* [What is asked]: Take the lines from the beginning of the material through the line containing "import plotly.graph_objects as go" and retype them exactly, leaving the pictures out.

Start of Task input

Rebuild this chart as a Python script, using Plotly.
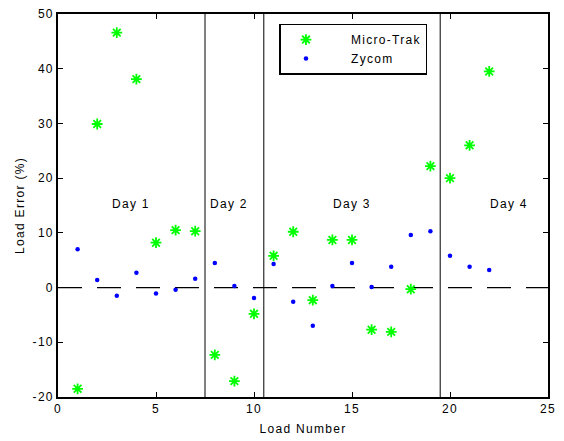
import plotly.graph_objects as go

load_number = list(range(1, 23))
micro_trak = [-18.5, 29.9, 46.6, 38.1, 8.2, 10.5, 10.3, -12.3, -17.1, -4.8, 5.8,
              10.2, -2.3, 8.7, 8.7, -7.7, -8.1, -0.3, 22.2, 20.0, 26.0, 39.5]
zycom = [7.0, 1.4, -1.5, 2.7, -1.1, -0.4, 1.6, 4.5, 0.3, -1.9, 4.3,
         -2.6, -7.0, 0.3, 4.5, 0.1, 3.8, 9.6, 10.3, 5.8, 3.8, 3.2]
day_boundaries = [7.5, 10.5, 19.5]
day_labels = ["Day 1", "Day 2", "Day 3", "Day 4"]
day_label_x = [3.7, 8.7, 15.0, 23.0]
day_label_y = 15.2
x_ticks = [0, 5, 10, 15, 20, 25]
y_ticks = [-20, -10, 0, 10, 20, 30, 40, 50]

font = "Liberation Sans, Arial, sans-serif"


def sp(t):
    return '<span style="letter-spacing:1.3px">' + t + '</span>'


fig = go.Figure()

# zero reference dashed line
fig.add_trace(go.Scatter(x=[0, 25], y=[0, 0], mode="lines",
                         line=dict(color="black", width=1.2, dash="24px,15px"),
                         showlegend=False, hoverinfo="skip"))

for xb in day_boundaries:
    fig.add_trace(go.Scatter(x=[xb, xb], y=[-20, 50], mode="lines",
                             line=dict(color="black", width=1),
                             showlegend=False, hoverinfo="skip"))

fig.add_trace(go.Scatter(x=load_number, y=micro_trak, mode="markers",
                         name="\u00a0" * 6 + sp("Micro-Trak"),
                         marker=dict(symbol="asterisk-open", size=9, color="#00ff00",
                                     line=dict(color="#00ff00", width=1.8))))
fig.add_trace(go.Scatter(x=load_number, y=zycom, mode="markers",
                         name="\u00a0" * 6 + sp("Zycom"),
                         marker=dict(symbol="circle", size=4.5, color="#0000ff")))

for lbl, lx in zip(day_labels, day_label_x):
    fig.add_annotation(x=lx, y=day_label_y, text=sp(lbl), showarrow=False,
                       font=dict(family=font, size=12, color="black"))

axis_common = dict(showline=True, linecolor="black", linewidth=1.5, mirror="ticks",
                   ticks="inside", ticklen=5, tickcolor="black", showgrid=False,
                   zeroline=False, automargin=False,
                   tickfont=dict(family=font, size=12, color="black"))

fig.update_xaxes(range=[0, 25], tickvals=x_ticks, ticktext=[sp(str(v)) for v in x_ticks],
                 title=dict(text=sp("Load Number"), font=dict(family=font, size=12), standoff=9),
                 **axis_common)
fig.update_yaxes(range=[-20, 50], tickvals=y_ticks, ticktext=[sp(str(v)) for v in y_ticks],
                 title=dict(text=sp("Load Error (%)"), font=dict(family=font, size=12)),
                 **axis_common)

fig.update_layout(
    template="none",
    width=564, height=441,
    margin=dict(l=58, r=16, t=14, b=44),
    paper_bgcolor="white", plot_bgcolor="white",
    font=dict(family=font, size=12, color="black"),
    legend=dict(x=0.452, y=0.975, xanchor="left", yanchor="top",
                bordercolor="black", borderwidth=1.5, bgcolor="white",
                font=dict(family=font, size=12), itemwidth=40,
                tracegroupgap=0),
)

fig.write_html("out.html")
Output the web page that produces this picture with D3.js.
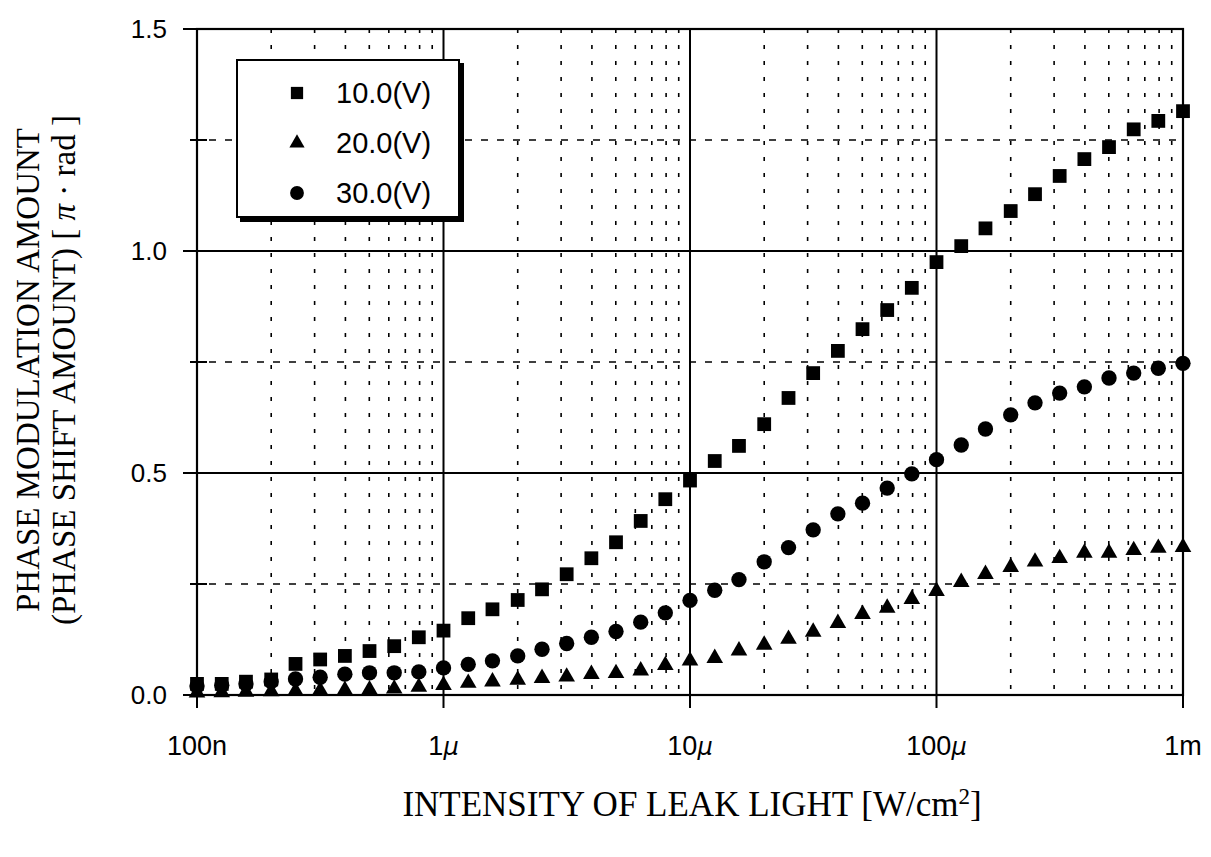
<!DOCTYPE html>
<html>
<head>
<meta charset="utf-8">
<script src="https://cdn.jsdelivr.net/npm/d3@7"></script>
<style>
  body { margin: 0; background: #fff; }
  svg { display: block; }
</style>
</head>
<body>
<div id="chart"></div>
<script>
// intensity of leak light, in uW/cm2 (100n .. 1m W/cm2)
const intensity = [0.1, 0.126, 0.158, 0.2, 0.251, 0.316, 0.398, 0.501, 0.631, 0.794,
  1, 1.26, 1.58, 2, 2.51, 3.16, 3.98, 5.01, 6.31, 7.94,
  10, 12.6, 15.8, 20, 25.1, 31.6, 39.8, 50.1, 63.1, 79.4,
  100, 126, 158, 200, 251, 316, 398, 501, 631, 794, 1000];
const volt10 = [0.025, 0.025, 0.03, 0.035, 0.07, 0.08, 0.088, 0.099, 0.11, 0.13,
  0.145, 0.173, 0.193, 0.214, 0.238, 0.272, 0.308, 0.344, 0.392, 0.441,
  0.483, 0.527, 0.561, 0.61, 0.669, 0.725, 0.775, 0.824, 0.867, 0.917,
  0.975, 1.011, 1.051, 1.09, 1.128, 1.169, 1.207, 1.234, 1.274, 1.293, 1.315];
const volt20 = [0.005, 0.006, 0.007, 0.008, 0.009, 0.01, 0.011, 0.012, 0.014, 0.018,
  0.022, 0.027, 0.03, 0.034, 0.038, 0.041, 0.047, 0.049, 0.055, 0.067,
  0.077, 0.083, 0.1, 0.113, 0.126, 0.142, 0.162, 0.182, 0.196, 0.216,
  0.234, 0.254, 0.272, 0.288, 0.3, 0.308, 0.32, 0.32, 0.326, 0.331, 0.333];
const volt30 = [0.02, 0.022, 0.025, 0.03, 0.036, 0.04, 0.047, 0.05, 0.05, 0.052,
  0.061, 0.069, 0.077, 0.088, 0.103, 0.116, 0.13, 0.143, 0.164, 0.185,
  0.213, 0.236, 0.26, 0.3, 0.332, 0.372, 0.408, 0.432, 0.466, 0.498,
  0.53, 0.563, 0.599, 0.631, 0.658, 0.68, 0.694, 0.714, 0.725, 0.736, 0.747];
const seriesNames = ["10.0(V)", "20.0(V)", "30.0(V)"];
const xTickValues = [0.1, 1, 10, 100, 1000];
const xTickLabels = [["100n", ""], ["1", "\u03bc"], ["10", "\u03bc"], ["100", "\u03bc"], ["1", "m"]];
const yTickValues = [0, 0.5, 1.0, 1.5];

const width = 1211, height = 857;
const plotLeft = 197, plotRight = 1183, plotTop = 29, plotBottom = 695;

const svg = d3.select("#chart").append("svg")
  .attr("width", width)
  .attr("height", height);

const x = d3.scaleLog().domain([0.1, 1000]).range([plotLeft, plotRight]);
const y = d3.scaleLinear().domain([0, 1.5]).range([plotBottom, plotTop]);

// vertical grid: dotted minors, solid decades
const xAll = x.ticks();
const isDecade = (v) => Math.abs(Math.log10(v) - Math.round(Math.log10(v))) < 1e-6;
svg.append("g").selectAll("line")
  .data(xAll.filter(v => !isDecade(v)))
  .enter().append("line")
  .attr("x1", d => x(d)).attr("x2", d => x(d))
  .attr("y1", plotTop).attr("y2", plotBottom + 5)
  .attr("stroke", "#000")
  .attr("stroke-width", 1.6)
  .attr("stroke-dasharray", "4,12");
svg.append("g").selectAll("line")
  .data(xAll.filter(isDecade))
  .enter().append("line")
  .attr("x1", d => x(d)).attr("x2", d => x(d))
  .attr("y1", plotTop).attr("y2", plotBottom + 13)
  .attr("stroke", "#000")
  .attr("stroke-width", 2);

// horizontal grid: dashed at quarter values, solid at halves
const yAll = d3.range(0, 1.51, 0.25);
const isHalf = (v) => Math.abs(v * 2 - Math.round(v * 2)) < 1e-6;
svg.append("g").selectAll("line")
  .data(yAll.filter(v => !isHalf(v)))
  .enter().append("line")
  .attr("x1", plotLeft + 12).attr("x2", plotRight)
  .attr("y1", d => y(d)).attr("y2", d => y(d))
  .attr("stroke", "#000")
  .attr("stroke-width", 1.6)
  .attr("stroke-dasharray", "7,9");
svg.append("g").selectAll("line") // minor y ticks crossing the axis
  .data(yAll.filter(v => !isHalf(v)))
  .enter().append("line")
  .attr("x1", plotLeft - 7).attr("x2", plotLeft + 10)
  .attr("y1", d => y(d)).attr("y2", d => y(d))
  .attr("stroke", "#000")
  .attr("stroke-width", 2);
svg.append("g").selectAll("line")
  .data(yAll.filter(isHalf))
  .enter().append("line")
  .attr("x1", plotLeft - 14).attr("x2", plotRight)
  .attr("y1", d => y(d)).attr("y2", d => y(d))
  .attr("stroke", "#000")
  .attr("stroke-width", 2);

// frame
svg.append("rect")
  .attr("x", plotLeft).attr("y", plotTop)
  .attr("width", plotRight - plotLeft).attr("height", plotBottom - plotTop)
  .attr("fill", "none")
  .attr("stroke", "#000")
  .attr("stroke-width", 2.2);

// tick labels
svg.append("g").selectAll("text")
  .data(yTickValues)
  .enter().append("text")
  .attr("x", plotLeft - 30)
  .attr("y", d => y(d))
  .attr("dy", "0.36em")
  .attr("text-anchor", "end")
  .style("font-family", "'Liberation Sans', Arial, sans-serif")
  .style("font-size", "26px")
  .text(d => d.toFixed(1));

const xl = svg.append("g").selectAll("text")
  .data(xTickValues)
  .enter().append("text")
  .attr("x", d => x(d))
  .attr("y", 755)
  .attr("text-anchor", "middle")
  .style("font-family", "'Liberation Sans', Arial, sans-serif")
  .style("font-size", "27px");
xl.append("tspan").text((d, i) => xTickLabels[i][0]);
xl.append("tspan")
  .style("font-style", (d, i) => xTickLabels[i][1] === "m" ? "normal" : "italic")
  .style("font-family", (d, i) => xTickLabels[i][1] === "m" ? null : "'DejaVu Sans', sans-serif")
  .style("font-size", (d, i) => xTickLabels[i][1] === "m" ? null : "24px")
  .text((d, i) => xTickLabels[i][1]);

// axis titles
const yTitle = svg.append("text")
  .attr("transform", "translate(39, 370) rotate(-90)")
  .attr("text-anchor", "middle")
  .style("font-family", "'Liberation Serif', 'Times New Roman', serif")
  .style("font-size", "33px");
yTitle.append("tspan").attr("x", 0).attr("dy", 0).text("PHASE MODULATION AMOUNT");
const yTitle2 = yTitle.append("tspan").attr("x", 0).attr("dy", 36);
yTitle2.append("tspan").text("(PHASE SHIFT AMOUNT) [ ");
yTitle2.append("tspan").style("font-style", "italic").text("\u03c0");
yTitle2.append("tspan").text(" \u00b7 rad ]");

const xTitle = svg.append("text")
  .attr("x", 692)
  .attr("y", 816)
  .attr("text-anchor", "middle")
  .style("font-family", "'Liberation Serif', 'Times New Roman', serif")
  .style("font-size", "35px");
xTitle.append("tspan").text("INTENSITY OF LEAK LIGHT [W/cm");
xTitle.append("tspan").attr("dy", -12).style("font-size", "23px").text("2");
xTitle.append("tspan").attr("dy", 12).text("]");

// data markers
const symbols = [d3.symbolSquare, d3.symbolTriangle, d3.symbolCircle];
const sizes = [190, 120, 185];
const seriesData = [volt10, volt20, volt30];
seriesData.forEach((vals, s) => {
  svg.append("g").selectAll("path")
    .data(vals)
    .enter().append("path")
    .attr("d", d3.symbol().type(symbols[s]).size(sizes[s]))
    .attr("transform", (d, i) => `translate(${x(intensity[i])},${y(d)})`)
    .attr("fill", "#000");
});

// legend
const lg = svg.append("g");
lg.append("rect")
  .attr("x", 240).attr("y", 63)
  .attr("width", 224).attr("height", 159)
  .attr("fill", "#000");
lg.append("rect")
  .attr("x", 237).attr("y", 60)
  .attr("width", 222).attr("height", 157)
  .attr("fill", "#fff")
  .attr("stroke", "#000")
  .attr("stroke-width", 2);
const legendSizes = [150, 100, 150];
seriesNames.forEach((name, i) => {
  const ly = 93 + i * 50;
  lg.append("path")
    .attr("d", d3.symbol().type(symbols[i]).size(legendSizes[i]))
    .attr("transform", `translate(297,${ly})`)
    .attr("fill", "#000");
  lg.append("text")
    .attr("x", 336)
    .attr("y", ly)
    .attr("dy", "0.36em")
    .style("font-family", "'Liberation Sans', Arial, sans-serif")
    .style("font-size", "29px")
    .text(name);
});
</script>
</body>
</html>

End of Task input

* [Answer to the exercise]:
Rebuild this chart as a Python script, using Plotly.
import plotly.graph_objects as go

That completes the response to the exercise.